Borough Area Guide
A market town that never stopped trading
Borough sits on the south side of London Bridge, in SE1, where Southwark Street meets Borough High Street and the railway arches fan out towards Guy's Hospital and the Shard. It is one of the oldest working corners of London: a market has traded here since at least 1014, when the chronicler Snorri Sturluson described Southwark as a great market town. Borough Market still trades six days a week today, its Victorian ironwork and 1932 art deco entrance drawing locals and visitors past Southwark Cathedral and down towards the river.
For Circa's Bankside office, Borough is a natural extension of the SE1 patch: five minutes' walk from London Bridge station, bordered by Bankside to the west and Bermondsey to the east, and increasingly home to buyers and tenants who want the City on their doorstep without living inside it.
History and heritage
Borough took its name from being the first area outside the old City walls to be recognised as a borough in its own right. Falling outside the City of London's jurisdiction, it built a reputation for theatre, taverns and trades the City preferred to keep at arm's length. Traces of that history remain: the ruins of Winchester Palace and its rose window still stand on Clink Street, a full size replica of Francis Drake's galleon the Golden Hinde is moored at St Mary Overie Dock, and the George Inn on Borough High Street, rebuilt in 1677 and now cared for by the National Trust, is London's last surviving galleried coaching inn.

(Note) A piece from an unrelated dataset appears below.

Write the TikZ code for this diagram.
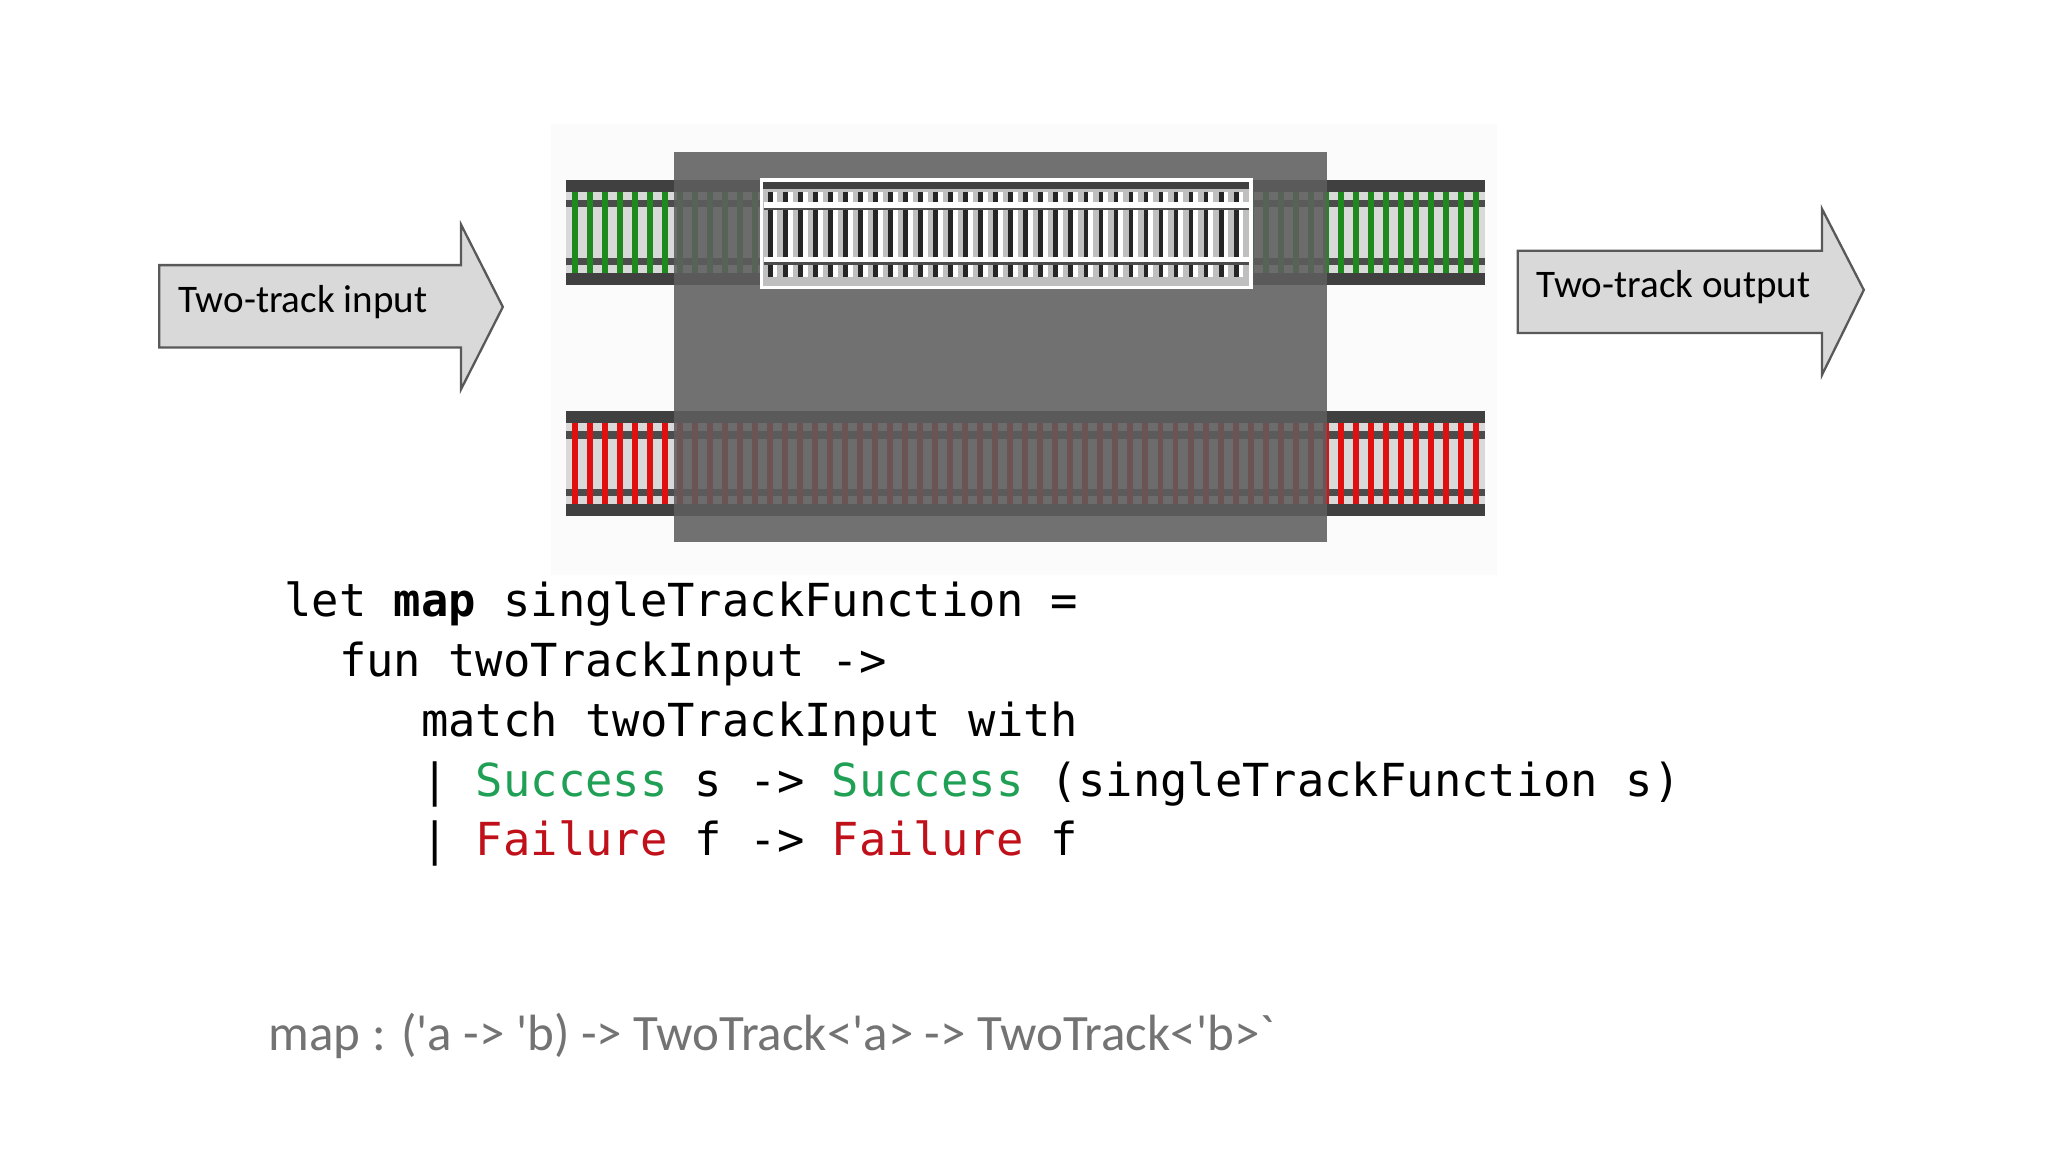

Southwark Cathedral, parts of which date to the twelfth century, stands directly beside the market and holds the tomb of Edmund Shakespeare, William's brother. The Hop Exchange on Southwark Street, built in 1867 for the Kent and Sussex hop trade, is a reminder of Borough's mercantile roots and now houses offices and event space behind its cast iron facade.
The market, food and drink
Borough Market remains the district's centre of gravity: Three Crown Square for the wholesale trade, the Green Market for specialist producers, and Borough Market Kitchen for street food, all under a roof of steel girders laid down when the railway viaduct was driven through in the 1860s. Around it, Bedale Street and Winchester Walk fill with long standing independent traders such as Neal's Yard Dairy and Monmouth Coffee.

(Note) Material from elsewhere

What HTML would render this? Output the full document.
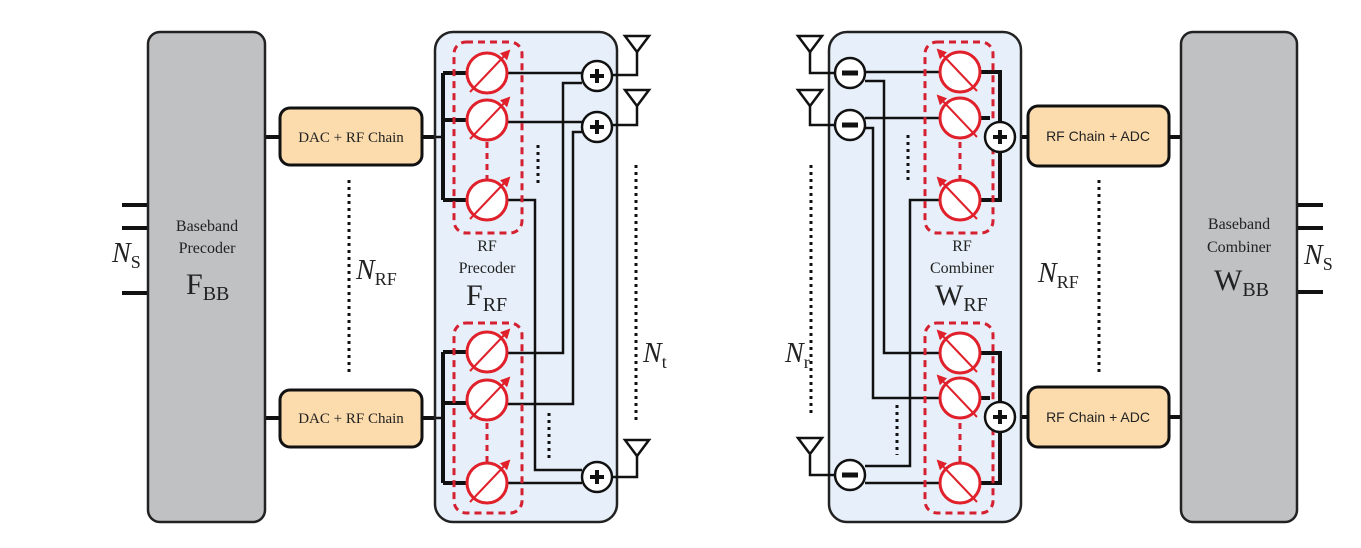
<!DOCTYPE html>
<html><head><meta charset="utf-8"><style>
html,body{margin:0;padding:0;background:#fff;}
svg{display:block;}
text{font-family:"Liberation Serif",serif;fill:#222;}
</style></head><body>
<svg width="1361" height="548" viewBox="0 0 1361 548" xmlns="http://www.w3.org/2000/svg">
<defs>
<marker id="ah" markerWidth="5" markerHeight="5" refX="4" refY="2.5" orient="auto" markerUnits="strokeWidth">
<path d="M0,0 L5,2.5 L0,5 z" fill="#e0202a"/></marker>
<g id="psR">
<circle cx="0" cy="0" r="20" fill="#fff" stroke="#e0202a" stroke-width="3"/>
<line x1="-17" y1="19" x2="22" y2="-22" stroke="#e0202a" stroke-width="2" marker-end="url(#ah)"/>
</g>
<g id="psL">
<circle cx="0" cy="0" r="20" fill="#fff" stroke="#e0202a" stroke-width="3"/>
<line x1="17" y1="19" x2="-22" y2="-22" stroke="#e0202a" stroke-width="2" marker-end="url(#ah)"/>
</g>
<g id="plus">
<circle cx="0" cy="0" r="15" fill="#fff" stroke="#111" stroke-width="2.5"/>
<path d="M-7,0 H7 M0,-7 V7" stroke="#111" stroke-width="4"/>
</g>
<g id="minus">
<circle cx="0" cy="0" r="15" fill="#fff" stroke="#111" stroke-width="2.5"/>
<path d="M-8,0 H8" stroke="#111" stroke-width="5"/>
</g>
<g id="ant">
<path d="M-12,0 H12 L0,16 z" fill="#fff" stroke="#111" stroke-width="2.5"/>
</g>
</defs>

<g stroke="#111" stroke-width="4">
<line x1="122" y1="205" x2="148" y2="205"/><line x1="122" y1="228" x2="148" y2="228"/><line x1="122" y1="293" x2="148" y2="293"/>
<line x1="1297" y1="205" x2="1323" y2="205"/><line x1="1297" y1="228" x2="1323" y2="228"/><line x1="1297" y1="292" x2="1323" y2="292"/>
<line x1="265" y1="137" x2="280" y2="137"/><line x1="265" y1="418" x2="280" y2="418"/>
<line x1="422" y1="137" x2="436" y2="137"/><line x1="422" y1="418" x2="436" y2="418"/>
<line x1="1015" y1="137" x2="1028" y2="137"/><line x1="1015" y1="417" x2="1028" y2="417"/>
<line x1="1169" y1="137" x2="1182" y2="137"/><line x1="1169" y1="417" x2="1182" y2="417"/>
</g>
<rect x="148" y="32" width="117" height="490" rx="12" fill="#c0c1c3" stroke="#222" stroke-width="2.5"/>
<text x="207" y="231" font-size="16" text-anchor="middle">Baseband</text>
<text x="207" y="253" font-size="16" text-anchor="middle">Precoder</text>
<text x="186" y="294" font-size="30">F<tspan font-size="20" dy="6">BB</tspan></text>
<text x="112" y="262" font-size="28" font-style="italic">N<tspan font-size="18" font-style="normal" dy="6">S</tspan></text>

<rect x="280" y="108" width="142" height="57" rx="10" fill="#fcdcad" stroke="#111" stroke-width="3"/>
<text x="351" y="142" font-size="15" text-anchor="middle">DAC + RF Chain</text>
<rect x="280" y="390" width="142" height="57" rx="10" fill="#fcdcad" stroke="#111" stroke-width="3"/>
<text x="351" y="423" font-size="15" text-anchor="middle">DAC + RF Chain</text>
<line x1="349" y1="180" x2="349" y2="372" stroke="#111" stroke-width="3" stroke-dasharray="3,4"/>
<text x="356" y="279" font-size="28" font-style="italic">N<tspan font-size="18" font-style="normal" dy="6">RF</tspan></text>

<rect x="435" y="32" width="182" height="490" rx="18" fill="#e7f0fa" stroke="#222" stroke-width="2.5"/>
<text x="487" y="251" font-size="16" text-anchor="middle">RF</text>
<text x="487" y="273" font-size="16" text-anchor="middle">Precoder</text>
<text x="466" y="305" font-size="30">F<tspan font-size="20" dy="6">RF</tspan></text>

<g stroke="#111" stroke-width="2.5" fill="none">
<path d="M436,137 H443"/>
<path d="M443,73 V200 M443,73 H466 M443,120 H466 M443,200 H466" stroke-width="4"/>
<path d="M436,418 H443"/>
<path d="M443,352 V483 M443,352 H466 M443,403 H466 M443,483 H466" stroke-width="4"/>
<path d="M507,73 H582"/><path d="M507,122 H582"/>
<path d="M507,200 H535 V470 H582"/>
<path d="M507,483 H582"/>
<path d="M507,353 H563 V83 H582"/>
<path d="M507,404 H573 V132 H582"/>
<path d="M612,75 H637 V50"/><path d="M612,125 H637 V105"/><path d="M612,477 H637 V455"/>
</g>
<rect x="454" y="42" width="68" height="191" rx="12" fill="none" stroke="#d42030" stroke-width="3" stroke-dasharray="7,5"/>
<rect x="454" y="323" width="68" height="190" rx="12" fill="none" stroke="#d42030" stroke-width="3" stroke-dasharray="7,5"/>
<line x1="487" y1="142" x2="487" y2="180" stroke="#d42030" stroke-width="3" stroke-dasharray="6,5"/>
<line x1="487" y1="423" x2="487" y2="462" stroke="#d42030" stroke-width="3" stroke-dasharray="6,5"/>
<use href="#psR" x="487" y="73"/><use href="#psR" x="487" y="120"/><use href="#psR" x="487" y="200"/>
<use href="#psR" x="487" y="352"/><use href="#psR" x="487" y="400"/><use href="#psR" x="487" y="483"/>
<use href="#plus" x="597" y="76"/><use href="#plus" x="597" y="127"/><use href="#plus" x="597" y="477"/>
<use href="#ant" x="637" y="36"/><use href="#ant" x="637" y="90"/><use href="#ant" x="637" y="440"/>
<line x1="538" y1="145" x2="538" y2="185" stroke="#111" stroke-width="3" stroke-dasharray="3,4"/>
<line x1="549" y1="413" x2="549" y2="460" stroke="#111" stroke-width="3" stroke-dasharray="3,4"/>
<line x1="636" y1="165" x2="636" y2="420" stroke="#111" stroke-width="3" stroke-dasharray="3,4"/>
<text x="643" y="362" font-size="28" font-style="italic">N<tspan font-size="18" font-style="normal" dy="6">t</tspan></text>

<rect x="829" y="32" width="192" height="490" rx="18" fill="#e7f0fa" stroke="#222" stroke-width="2.5"/>
<text x="962" y="251" font-size="16" text-anchor="middle">RF</text>
<text x="962" y="273" font-size="16" text-anchor="middle">Combiner</text>
<text x="935" y="305" font-size="30">W<tspan font-size="20" dy="6">RF</tspan></text>
<g stroke="#111" stroke-width="2.5" fill="none">
<path d="M810,50 V73 H835"/><path d="M810,105 V125 H835"/><path d="M810,455 V475 H835"/>
<path d="M865,72 H940"/><path d="M865,118 H940"/>
<path d="M865,81 H884 V353 H940"/>
<path d="M865,128 H873 V398 H940"/>
<path d="M865,466 H910 V200 H940"/>
<path d="M865,483 H940"/>
<path d="M980,72 H1000 V200 H980 M980,118 H990" stroke-width="4"/>
<path d="M980,353 H1000 V483 H980 M980,398 H990" stroke-width="4"/>
</g>
<rect x="925" y="42" width="68" height="191" rx="12" fill="none" stroke="#d42030" stroke-width="3" stroke-dasharray="7,5"/>
<rect x="925" y="323" width="68" height="190" rx="12" fill="none" stroke="#d42030" stroke-width="3" stroke-dasharray="7,5"/>
<line x1="960" y1="142" x2="960" y2="180" stroke="#d42030" stroke-width="3" stroke-dasharray="6,5"/>
<line x1="960" y1="423" x2="960" y2="462" stroke="#d42030" stroke-width="3" stroke-dasharray="6,5"/>
<use href="#psL" x="960" y="72"/><use href="#psL" x="960" y="118"/><use href="#psL" x="960" y="200"/>
<use href="#psL" x="960" y="353"/><use href="#psL" x="960" y="398"/><use href="#psL" x="960" y="483"/>
<use href="#plus" x="1000" y="137"/><use href="#plus" x="1000" y="417"/>
<use href="#minus" x="850" y="73"/><use href="#minus" x="850" y="125"/><use href="#minus" x="850" y="475"/>
<use href="#ant" x="810" y="36"/><use href="#ant" x="810" y="90"/><use href="#ant" x="810" y="438"/>
<line x1="908" y1="135" x2="908" y2="182" stroke="#111" stroke-width="3" stroke-dasharray="3,4"/>
<line x1="897" y1="405" x2="897" y2="455" stroke="#111" stroke-width="3" stroke-dasharray="3,4"/>
<line x1="811" y1="165" x2="811" y2="415" stroke="#111" stroke-width="3" stroke-dasharray="3,4"/>
<text x="785" y="362" font-size="28" font-style="italic">N<tspan font-size="18" font-style="normal" dy="6">r</tspan></text>

<rect x="1028" y="106" width="141" height="60" rx="10" fill="#fcdcad" stroke="#111" stroke-width="3"/>
<text x="1098" y="141" font-size="14" text-anchor="middle" style="font-family:'Liberation Sans',sans-serif">RF Chain + ADC</text>
<rect x="1028" y="387" width="141" height="60" rx="10" fill="#fcdcad" stroke="#111" stroke-width="3"/>
<text x="1098" y="422" font-size="14" text-anchor="middle" style="font-family:'Liberation Sans',sans-serif">RF Chain + ADC</text>
<line x1="1099" y1="180" x2="1099" y2="372" stroke="#111" stroke-width="3" stroke-dasharray="3,4"/>
<text x="1038" y="282" font-size="28" font-style="italic">N<tspan font-size="18" font-style="normal" dy="6">RF</tspan></text>

<rect x="1181" y="32" width="116" height="490" rx="12" fill="#c0c1c3" stroke="#222" stroke-width="2.5"/>
<text x="1239" y="229" font-size="16" text-anchor="middle">Baseband</text>
<text x="1239" y="252" font-size="16" text-anchor="middle">Combiner</text>
<text x="1214" y="290" font-size="30">W<tspan font-size="20" dy="6">BB</tspan></text>
<text x="1304" y="264" font-size="28" font-style="italic">N<tspan font-size="18" font-style="normal" dy="6">S</tspan></text>
</svg>
</body></html>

Beyond the market stalls, Borough's dining reflects its trading history. Padella and Roast sit within the market itself, while the surrounding streets hold everything from Casse-Croute's French bistro cooking to the railway arches of Flat Iron Square, given over to street food vendors under brick vaults. For a pint, the Market Porter and the Globe Tavern keep early opening hours for market traders, and the Rake on Winchester Walk specialises in small batch beer.
Culture
The Menier Chocolate Factory on Southwark Street, a former chocolate warehouse, combines a theatre with a restaurant and has built a reputation for transferring its productions to the West End. The Clink Prison Museum, on the site of one of London's oldest prisons, traces Southwark's more lawless past, and Vinegar Yard, tucked behind the market beneath the railway arches, has grown into a small cluster of independent bars and street food.
Transport connectivity
Borough is served directly by Borough station on the Northern line, while London Bridge station, five to ten minutes on foot, connects the Jubilee and Northern lines with National Rail and Thameslink services out to Kent, Sussex and Surrey. The Thames Clipper river bus runs from London Bridge City Pier, and the CS7 cycle superhighway runs straight through the area, making Borough one of the best connected districts on the south side of the river.
Housing and new developments
Borough's housing runs from Georgian and Victorian terraces around Trinity Church Square to warehouse and wharf conversions closer to the market, alongside a run of recent schemes. Brigade Court, on Southwark Bridge Road, has converted the Grade II listed former headquarters of the London Fire Brigade, built in 1878, into 199 new build and period apartments arranged around a central courtyard. Borough Yards, the redevelopment of the railway arches near Bedale Street, has brought new retail and office space into the market's immediate surroundings, and Berkeley's Borough Triangle scheme is bringing further new homes to the area over the coming years.
Prices in Borough sit below neighbouring Bankside and Bermondsey Street, while offering the same walk to London Bridge and the City, which keeps demand steady from both owner occupiers and investors letting to City and Guy's Hospital professionals.
Why buyers, tenants and sellers choose Borough
Borough suits people who want to be near the City without living in it: a five minute walk to London Bridge, a market on the doorstep, and streets that still carry a thousand years of trading history under the same railway arches serving it today. For Circa's Bankside team, it is one of SE1's most consistently in demand pockets, drawing City professionals renting close to work, buyers priced out of Bankside proper, and international investors familiar with the area through the Asia Desk's Hong Kong and Singapore network.